Zack McCann as Morris (pictured here) was also very impressive in a difficult role, a role that’s a mixture of comic relief, a parody of stage conventions, with a touch of pathos and tragedy – while being at the same time the role of a three-dimensional figure whose skepticism goes dangerously further than that of any one else in the story. A hard part to play, but McCann managed to play it both for laughs and for integrity. I was especially impressed with his ability to build in the scene where Morris goes crazy.

And then there are the leads.

I would marry Amanda Card-McCoy if my wife would let me and if Judge Judy and Beyonce turn me down. She was just right as Patricia. Her accent was a bullseye, her mixture of dreamy innocence and hard-edged practicality was exactly where it should be.

And then there’s David Compton as the Conjurer (pictured here). I thought we did well in St. Louis with my buddy Kaiser Johnson in this role (and we did), but Compton was incredible. I was surprised to learn that he had struggled in rehearsal to get to where he got with this part, as he absolutely nailed the character, and nailed both the comic delivery of the laugh lines (of which there are many) as well as the undercurrent of guilt and anger which occasionally rise to the surface, and which are central to who he is and to how the story unfolds. And he did it all in a way that looked smooth and effortless.

And the two leads together – Card-McCoy and Compton – pulled off the most delightful, entertaining and believable love scenes one could ever hope to see. They had a table of teenage girls next to us melting with the delicacy of the romance.

I could rave about the scene they filmed and played as a movie to begin the show, or the strolling magicians who did a pre-show warm-up, but I have to save my final rave for the director.

Now usually a director is kind of like a manager in baseball. He can very rarely help a play, and quite often he can hurt it. In the case of Blackbird Theater’s Magic, however, there’s only one explanation for why the whole thing worked as well as it did. Wes Driver, the director, understood the play from the inside out. He cast a brilliant cast and then drew from them absolutely every single moment and “beat” that the show needed. The pacing, the character insights, the feel for the show – everything was perfect, and this is a sign of excellent direction.
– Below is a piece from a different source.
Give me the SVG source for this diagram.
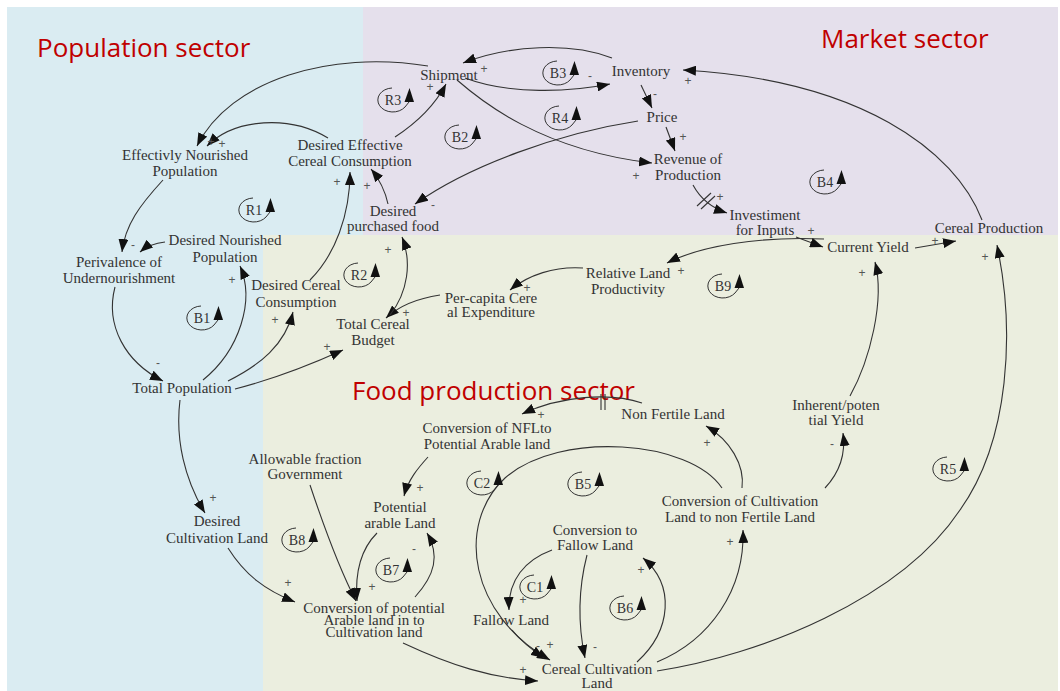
<svg xmlns="http://www.w3.org/2000/svg" width="1060" height="691" viewBox="0 0 1060 691">
<style>
.n{font-family:"Liberation Serif","Times New Roman",serif;font-size:15px;fill:#333;text-anchor:middle}
.t{font-family:"Open Sans","Noto Sans",sans-serif;font-size:26px;fill:#C00000}
.p{font-family:"Liberation Sans",Arial,sans-serif;font-size:12px;fill:#555;text-anchor:middle}
.c{fill:none;stroke:#333;stroke-width:1.1;marker-end:url(#ah)}
.h{stroke:#333;stroke-width:1.1}
.lt{font-family:"Liberation Serif","Times New Roman",serif;font-size:14px;fill:#333;text-anchor:middle}
</style>
<defs>
<marker id="ah" markerWidth="13" markerHeight="10" refX="13" refY="5" orient="auto" markerUnits="userSpaceOnUse"><path d="M0,0 L13,5 L0,10 z" fill="#111"/></marker>
<g id="loop"><path d="M -1,-12 A 15 12 0 1 0 12,7 L 16,2" fill="none" stroke="#333" stroke-width="1"/><path d="M 11.5,2 L 21,2 L 16.5,-12 z" fill="#111"/></g>
</defs>

<g id="sectors">
<rect x="7" y="7" width="356" height="228" fill="#DAECF2"/>
<rect x="7" y="235" width="256" height="456" fill="#DAECF2"/>
<rect x="363" y="7" width="695" height="228" fill="#E5E0EC"/>
<rect x="263" y="235" width="795" height="456" fill="#EBEEDF"/>
<text class="t" x="37" y="57">Population sector</text>
<text class="t" x="821" y="48">Market sector</text>
<text class="t" x="352" y="400">Food production sector</text>
</g>

<g id="connectors">
<path class="c" d="M 428,66 C 330,50 230,80 197,146"/>
<path class="c" d="M 328,138 C 290,115 235,118 207,146"/>
<path class="c" d="M 395,137 C 418,122 435,105 446,84"/>
<path class="c" d="M 612,58 C 570,42 510,45 463,63"/>
<path class="c" d="M 465,78 C 510,95 570,92 610,84"/>
<path class="c" d="M 457,80 C 480,100 540,150 652,163"/>
<path class="c" d="M 638,121 C 560,133 470,165 415,204"/>
<path class="c" d="M 641,85 L 652,108"/>
<path class="c" d="M 666,127 L 675,151"/>
<path class="c" d="M 693,185 C 700,198 712,208 727,213"/>
<line class="h" x1="697" y1="206" x2="711" y2="193"/>
<line class="h" x1="701" y1="209" x2="715" y2="196"/>
<path class="c" d="M 796,237 L 823,247"/>
<path class="c" d="M 915,248 L 956,241"/>
<path class="c" d="M 982,220 C 955,150 860,80 683,70"/>
<path class="c" d="M 824,239 C 760,236 700,246 667,263"/>
<path class="c" d="M 583,268 C 555,266 528,275 510,290"/>
<path class="c" d="M 440,295 C 420,298 400,305 386,318"/>
<path class="c" d="M 390,315 C 408,292 412,262 402,237"/>
<path class="c" d="M 388,204 C 385,190 380,180 371,169"/>
<path class="c" d="M 310,280 C 335,255 350,215 350,172"/>
<path class="c" d="M 228,381 C 260,365 285,345 293,312"/>
<path class="c" d="M 235,389 C 270,380 310,365 343,350"/>
<path class="c" d="M 203,380 C 240,350 255,300 240,266"/>
<path class="c" d="M 165,242 C 155,243 147,246 140,252"/>
<path class="c" d="M 163,180 C 140,205 125,225 122,252"/>
<path class="c" d="M 115,287 C 105,325 125,362 163,381"/>
<path class="c" d="M 180,400 C 175,440 185,480 205,513"/>
<path class="c" d="M 228,548 C 245,575 265,590 295,602"/>
<path class="c" d="M 310,485 C 325,530 340,570 356,601"/>
<path class="c" d="M 377,533 C 360,550 355,575 357,601"/>
<path class="c" d="M 415,597 C 435,575 440,555 427,533"/>
<path class="c" d="M 428,457 C 418,468 408,480 404,496"/>
<path class="c" d="M 642,403 C 610,392 560,396 522,414"/>
<line class="h" x1="601" y1="394" x2="601" y2="410"/>
<line class="h" x1="605" y1="394" x2="605" y2="410"/>
<path class="c" d="M 742,488 C 745,465 730,440 706,426"/>
<path class="c" d="M 722,488 C 690,440 560,430 505,478 C 455,525 470,615 550,660"/>
<path class="c" d="M 512,630 C 522,642 532,650 544,658"/>
<path class="c" d="M 403,643 C 450,665 490,678 538,681"/>
<path class="c" d="M 552,550 C 525,560 508,580 509,610"/>
<path class="c" d="M 587,555 C 578,590 578,625 585,658"/>
<path class="c" d="M 637,662 C 672,630 675,585 643,558"/>
<path class="c" d="M 657,662 C 710,640 745,590 743,530"/>
<path class="c" d="M 657,671 C 760,655 900,600 960,510 C 1010,440 1015,330 997,245"/>
<path class="c" d="M 825,488 C 840,472 846,455 843,433"/>
<path class="c" d="M 850,396 C 870,360 885,300 875,262"/>
</g>

<g id="polarities">
<text class="p" x="211" y="146">+</text>
<text class="p" x="222" y="148">+</text>
<text class="p" x="430" y="91">+</text>
<text class="p" x="484" y="73">+</text>
<text class="p" x="590" y="80">-</text>
<text class="p" x="655" y="98">-</text>
<text class="p" x="683" y="141">+</text>
<text class="p" x="636" y="180">+</text>
<text class="p" x="720" y="201">+</text>
<text class="p" x="688" y="85">+</text>
<text class="p" x="433" y="209">-</text>
<text class="p" x="337" y="186">+</text>
<text class="p" x="367" y="190">+</text>
<text class="p" x="811" y="235">+</text>
<text class="p" x="935" y="245">+</text>
<text class="p" x="985" y="261">+</text>
<text class="p" x="862" y="277">+</text>
<text class="p" x="832" y="448">-</text>
<text class="p" x="681" y="275">+</text>
<text class="p" x="527" y="292">+</text>
<text class="p" x="406" y="317">+</text>
<text class="p" x="388" y="254">+</text>
<text class="p" x="275" y="324">+</text>
<text class="p" x="327" y="351">+</text>
<text class="p" x="232" y="284">+</text>
<text class="p" x="133" y="249">-</text>
<text class="p" x="158" y="367">-</text>
<text class="p" x="213" y="502">+</text>
<text class="p" x="288" y="587">+</text>
<text class="p" x="372" y="591">+</text>
<text class="p" x="414" y="553">-</text>
<text class="p" x="420" y="492">+</text>
<text class="p" x="541" y="419">+</text>
<text class="p" x="707" y="447">+</text>
<text class="p" x="523" y="604">+</text>
<text class="p" x="538" y="650">-</text>
<text class="p" x="550" y="649">+</text>
<text class="p" x="523" y="674">+</text>
<text class="p" x="595" y="651">-</text>
<text class="p" x="641" y="574">+</text>
<text class="p" x="730" y="546">+</text>
</g>

<g id="loops">
<g id="loop-R1" transform="translate(254,210)"><use href="#loop"/><text class="lt" y="5">R1</text></g>
<g id="loop-B1" transform="translate(202,318)"><use href="#loop"/><text class="lt" y="5">B1</text></g>
<g id="loop-R2" transform="translate(359,275)"><use href="#loop"/><text class="lt" y="5">R2</text></g>
<g id="loop-R3" transform="translate(393,100)"><use href="#loop"/><text class="lt" y="5">R3</text></g>
<g id="loop-B2" transform="translate(460,137)"><use href="#loop"/><text class="lt" y="5">B2</text></g>
<g id="loop-B3" transform="translate(558,73)"><use href="#loop"/><text class="lt" y="5">B3</text></g>
<g id="loop-R4" transform="translate(560,118)"><use href="#loop"/><text class="lt" y="5">R4</text></g>
<g id="loop-B4" transform="translate(825,182)"><use href="#loop"/><text class="lt" y="5">B4</text></g>
<g id="loop-B9" transform="translate(723,286)"><use href="#loop"/><text class="lt" y="5">B9</text></g>
<g id="loop-C2" transform="translate(482,483)"><use href="#loop"/><text class="lt" y="5">C2</text></g>
<g id="loop-B5" transform="translate(583,484)"><use href="#loop"/><text class="lt" y="5">B5</text></g>
<g id="loop-B8" transform="translate(297,540)"><use href="#loop"/><text class="lt" y="5">B8</text></g>
<g id="loop-B7" transform="translate(391,570)"><use href="#loop"/><text class="lt" y="5">B7</text></g>
<g id="loop-C1" transform="translate(535,587)"><use href="#loop"/><text class="lt" y="5">C1</text></g>
<g id="loop-B6" transform="translate(625,608)"><use href="#loop"/><text class="lt" y="5">B6</text></g>
<g id="loop-R5" transform="translate(948,469)"><use href="#loop"/><text class="lt" y="5">R5</text></g>
</g>

<g id="node-shipment"><text class="n" x="449" y="80">Shipment</text></g>
<g id="node-inventory"><text class="n" x="641" y="76">Inventory</text></g>
<g id="node-price"><text class="n" x="662" y="122">Price</text></g>
<g id="node-revenue"><text class="n" x="688" y="164">Revenue of</text><text class="n" x="688" y="180">Production</text></g>
<g id="node-investment"><text class="n" x="765" y="220">Investiment</text><text class="n" x="765" y="235">for Inputs</text></g>
<g id="node-cereal-production"><text class="n" x="989" y="233">Cereal Production</text></g>
<g id="node-current-yield"><text class="n" x="868" y="252">Current Yield</text></g>
<g id="node-relative-land"><text class="n" x="628" y="278">Relative Land</text><text class="n" x="628" y="294">Productivity</text></g>
<g id="node-per-capita"><text class="n" x="491" y="303">Per-capita Cere</text><text class="n" x="491" y="317">al Expenditure</text></g>
<g id="node-total-cereal-budget"><text class="n" x="373" y="329">Total Cereal</text><text class="n" x="373" y="345">Budget</text></g>
<g id="node-desired-cereal"><text class="n" x="296" y="290">Desired Cereal</text><text class="n" x="296" y="307">Consumption</text></g>
<g id="node-desired-effective"><text class="n" x="350" y="150">Desired Effective</text><text class="n" x="350" y="166">Cereal Consumption</text></g>
<g id="node-desired-purchased"><text class="n" x="393" y="216">Desired</text><text class="n" x="393" y="231">purchased food</text></g>
<g id="node-effectivly-nourished"><text class="n" x="185" y="160">Effectivly Nourished</text><text class="n" x="185" y="176">Population</text></g>
<g id="node-desired-nourished"><text class="n" x="225" y="245">Desired Nourished</text><text class="n" x="225" y="262">Population</text></g>
<g id="node-perivalence"><text class="n" x="119" y="267">Perivalence of</text><text class="n" x="119" y="283">Undernourishment</text></g>
<g id="node-total-population"><text class="n" x="182" y="393">Total Population</text></g>
<g id="node-desired-cultivation"><text class="n" x="217" y="526">Desired</text><text class="n" x="217" y="543">Cultivation Land</text></g>
<g id="node-allowable"><text class="n" x="305" y="464">Allowable fraction</text><text class="n" x="305" y="479">Government</text></g>
<g id="node-potential-arable"><text class="n" x="400" y="512">Potential</text><text class="n" x="400" y="528">arable Land</text></g>
<g id="node-conversion-potential"><text class="n" x="374" y="613">Conversion of potential</text><text class="n" x="374" y="625">Arable land in to</text><text class="n" x="374" y="637">Cultivation land</text></g>
<g id="node-conversion-nfl"><text class="n" x="487" y="433">Conversion of NFLto</text><text class="n" x="487" y="449">Potential Arable land</text></g>
<g id="node-non-fertile"><text class="n" x="673" y="419">Non Fertile Land</text></g>
<g id="node-inherent"><text class="n" x="836" y="410">Inherent/poten</text><text class="n" x="836" y="425">tial Yield</text></g>
<g id="node-conversion-cultivation"><text class="n" x="740" y="506">Conversion of Cultivation</text><text class="n" x="740" y="522">Land to non Fertile Land</text></g>
<g id="node-conversion-fallow"><text class="n" x="595" y="535">Conversion to</text><text class="n" x="595" y="550">Fallow Land</text></g>
<g id="node-fallow"><text class="n" x="511" y="625">Fallow Land</text></g>
<g id="node-cereal-cultivation"><text class="n" x="597" y="674">Cereal Cultivation</text><text class="n" x="597" y="688">Land</text></g>
</svg>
We met with Wes and some of the cast and crew after the show.

The good news is these are not only good actors and producers and directors, but good people. Blackbird Theater is the resident professional company at Lipscomb University in Nashville, and it’s a company well worth your support. Their mission statement reads as follows …

We want to do the kind of the shows we ourselves most want to see—imaginative, intellectually stimulating, and uniquely theatrical. Not self-indulgent experimental stuff. Not kitschy homespun comedies either. Theater with intellectual heft and humor. Fiercely entertaining . . . with maybe a little to discuss at dinner.

What a wonderful vision for a theater company.

And what a wonderful experience for a group of rag-tag actors sitting in the audience on our feast day. Well worth the five-hour drive down from St. Louis.

For there we sat, feeling as good in the audience as we typically only feel on stage.

As the Conjurer says of himself and his show business background:

My mother was a lady and she married a dying fiddler who tramped the roads; and the mixture plays the cat and banjo with my body and soul. I can see my mother now cooking food in dirtier and dirtier lodgings, darning socks with weaker and weaker eyes when she might have worn pearls by consenting to be a rational person.

Well, actors are not rational people. And while the pearls we do manage to wear are costume jewelry only, they show forth a greater beauty and a deeper truth than real pearls do, especially when there’s magic on stage.